Your father was in the army. But he wasn’t a nobody, was he? Mine ended up a petty crim. ‘You stopped drinking,’ he said, ‘just like that.’
After I woke up in hospital one day, in detox, with cuts all over my legs and couldn’t remember how I’d got there or what my name was, yes, I stopped. ‘I didn’t have much choice,’ she replied.
‘No one would ever know it, Grace, looking at you now.’
She smiled in reply, with that odd, sad smile she had.
‘What is it?’ she asked.
‘It’s you. You look so different without your make-up.’
‘No mask,’ she replied. ‘I haven’t put it on yet. I can be myself for a little while.’
‘Let me touch your face,’ he said.
‘That’s stepping way over the line, Paul.’
‘Well, let’s do that, then.’
He stroked her cheek with the backs of his fingers, bringing his hand to rest lightly under her chin, touching her neck before tracing up into her hair and stroking the loose strands at the edge of her plait.
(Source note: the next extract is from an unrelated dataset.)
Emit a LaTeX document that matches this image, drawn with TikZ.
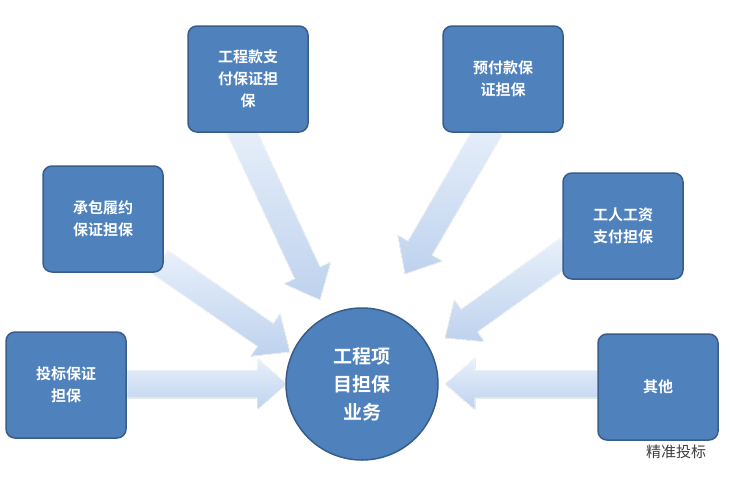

She leaned into his hand and then reached up and took hold of it. He wound his fingers into hers, stroking her skin. They were leaning across the rickety table towards each other when
, with the perfect timing he had come to expect in his work, Harrigan’s phone rang, bringing them both back into working hours. They let go, drawing back. He answered his phone and then took hold of her hand again, massaging it slowly.
‘Harrigan. Good morning, Trev. No, mate, I was just waiting for the call. Where? Have you got the patrol on to it? I’ll meet you there, I’m on my way. I’ll see you.’
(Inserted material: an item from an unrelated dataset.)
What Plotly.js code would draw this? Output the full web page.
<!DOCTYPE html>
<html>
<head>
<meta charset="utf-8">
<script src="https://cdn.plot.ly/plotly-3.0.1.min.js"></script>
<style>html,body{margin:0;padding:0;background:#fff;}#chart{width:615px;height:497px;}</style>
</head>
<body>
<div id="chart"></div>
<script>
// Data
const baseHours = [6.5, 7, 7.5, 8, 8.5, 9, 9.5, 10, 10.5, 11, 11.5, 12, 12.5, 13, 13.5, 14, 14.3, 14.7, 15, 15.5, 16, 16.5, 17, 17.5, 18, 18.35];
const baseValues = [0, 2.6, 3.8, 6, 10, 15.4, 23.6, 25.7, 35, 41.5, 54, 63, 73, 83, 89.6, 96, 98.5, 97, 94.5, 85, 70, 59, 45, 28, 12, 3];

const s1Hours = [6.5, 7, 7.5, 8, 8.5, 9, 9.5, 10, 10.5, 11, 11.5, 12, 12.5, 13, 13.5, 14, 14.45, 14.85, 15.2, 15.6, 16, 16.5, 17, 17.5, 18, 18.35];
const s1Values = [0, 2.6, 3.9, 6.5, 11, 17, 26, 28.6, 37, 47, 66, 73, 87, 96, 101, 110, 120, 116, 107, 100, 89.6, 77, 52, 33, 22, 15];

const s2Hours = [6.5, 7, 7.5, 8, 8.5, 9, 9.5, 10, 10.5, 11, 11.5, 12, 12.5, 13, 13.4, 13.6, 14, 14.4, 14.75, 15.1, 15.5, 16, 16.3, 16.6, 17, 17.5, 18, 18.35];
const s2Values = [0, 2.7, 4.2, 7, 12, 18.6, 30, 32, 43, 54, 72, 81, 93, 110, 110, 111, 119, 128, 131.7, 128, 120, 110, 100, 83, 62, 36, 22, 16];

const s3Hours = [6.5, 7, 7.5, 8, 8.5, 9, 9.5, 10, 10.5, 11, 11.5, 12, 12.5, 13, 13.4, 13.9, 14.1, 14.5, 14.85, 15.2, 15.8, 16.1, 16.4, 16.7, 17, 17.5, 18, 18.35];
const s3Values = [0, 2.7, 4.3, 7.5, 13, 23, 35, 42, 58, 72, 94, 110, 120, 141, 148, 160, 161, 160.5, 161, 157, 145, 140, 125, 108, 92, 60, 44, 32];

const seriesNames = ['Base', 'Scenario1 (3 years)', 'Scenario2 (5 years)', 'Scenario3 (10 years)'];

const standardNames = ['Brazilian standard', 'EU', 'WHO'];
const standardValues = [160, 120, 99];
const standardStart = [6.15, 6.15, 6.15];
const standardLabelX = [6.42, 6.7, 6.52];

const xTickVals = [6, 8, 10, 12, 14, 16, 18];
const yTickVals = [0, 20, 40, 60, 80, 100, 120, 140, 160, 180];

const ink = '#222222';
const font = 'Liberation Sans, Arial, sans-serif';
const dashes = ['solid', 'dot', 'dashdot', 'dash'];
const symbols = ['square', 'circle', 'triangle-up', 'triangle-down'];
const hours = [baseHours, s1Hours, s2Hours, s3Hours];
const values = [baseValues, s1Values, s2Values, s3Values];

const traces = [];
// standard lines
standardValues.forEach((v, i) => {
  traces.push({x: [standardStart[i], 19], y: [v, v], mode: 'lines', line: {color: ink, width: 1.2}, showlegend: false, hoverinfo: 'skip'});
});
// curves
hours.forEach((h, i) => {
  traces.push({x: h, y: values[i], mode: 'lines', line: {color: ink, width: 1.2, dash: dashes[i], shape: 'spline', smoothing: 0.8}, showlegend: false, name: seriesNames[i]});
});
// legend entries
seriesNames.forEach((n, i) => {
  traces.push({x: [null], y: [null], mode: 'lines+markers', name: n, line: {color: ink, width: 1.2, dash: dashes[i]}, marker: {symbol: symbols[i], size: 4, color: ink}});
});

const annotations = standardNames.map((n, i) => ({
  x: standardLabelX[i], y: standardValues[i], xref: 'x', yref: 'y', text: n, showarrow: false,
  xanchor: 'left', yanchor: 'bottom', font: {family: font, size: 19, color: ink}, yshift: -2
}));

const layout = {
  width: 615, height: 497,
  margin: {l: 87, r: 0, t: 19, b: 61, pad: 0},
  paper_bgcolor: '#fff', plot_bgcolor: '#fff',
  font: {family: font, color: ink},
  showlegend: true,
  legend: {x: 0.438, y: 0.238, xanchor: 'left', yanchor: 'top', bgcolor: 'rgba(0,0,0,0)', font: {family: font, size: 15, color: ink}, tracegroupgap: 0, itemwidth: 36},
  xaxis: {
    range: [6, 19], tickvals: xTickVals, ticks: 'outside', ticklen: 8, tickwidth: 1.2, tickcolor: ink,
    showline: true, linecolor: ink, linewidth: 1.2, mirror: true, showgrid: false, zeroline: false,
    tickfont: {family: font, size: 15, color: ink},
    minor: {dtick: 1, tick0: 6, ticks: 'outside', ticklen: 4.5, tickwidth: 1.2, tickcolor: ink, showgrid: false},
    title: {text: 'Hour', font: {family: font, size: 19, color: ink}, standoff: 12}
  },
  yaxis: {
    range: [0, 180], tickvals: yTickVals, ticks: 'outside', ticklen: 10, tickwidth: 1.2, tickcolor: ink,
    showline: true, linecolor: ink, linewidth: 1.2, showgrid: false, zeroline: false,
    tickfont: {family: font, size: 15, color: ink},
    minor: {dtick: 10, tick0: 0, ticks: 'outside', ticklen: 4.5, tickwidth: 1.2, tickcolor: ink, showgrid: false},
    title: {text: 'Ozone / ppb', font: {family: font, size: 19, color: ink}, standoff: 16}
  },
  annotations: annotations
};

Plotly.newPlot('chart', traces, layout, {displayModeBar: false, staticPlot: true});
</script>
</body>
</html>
They separated, he cut the connection. Grace had already stashed away her cigarettes, he reached for his jacket.
‘We’ve got an address. Let’s go,’ he said.
‘How much for the coffee?’
‘Nothing. It’s on the house.’
She looked at him.
‘They don’t charge me, Grace, they never have. They owe it to me for the money I lose here on the cards. Don’t worry about it.
‘Thanks, Con,’ he said as they passed the counter.
‘No worries, Paul,’ said the man, looking after Grace as they went out into the street.
Dawn had begun to light the steep, narrow hill down to Central Station in a pale wash, touching on the litter in the gutters.
‘Can I drive?’ Grace asked.
‘Go for it.’ He threw her the car keys.
‘How’d they get the address?’ she asked as they got in.
‘A Doctor Andrew Matheson from Hornsby rang the hot line. He says he’s sure he saw her at a house in Berowra Heights yesterday afternoon. He’s treating a man there for terminal cancer. The man’s name is Hurst and he used to be a butcher,’ Harrigan said.
‘Berowra Heights. That’s a long way from the city.’
‘We could have her. We could have her in half an hour.’
She glanced at him. He was punching his fist lightly into his other hand. Take it easy, Paul. Don’t let’s assume too much just now.
Meanwhile, she would have to deal with the speculation that would be rife after she was seen arriving at work in Harrigan’s car first thing in the morning.
27
In the hour before dawn, Lucy was woken by the sound of footsteps and whispered voices in the hallway outside her room. She got out of bed, put on her old dressing gown and opened the door. The door to her father’s room was open and the room was lit by a soft light.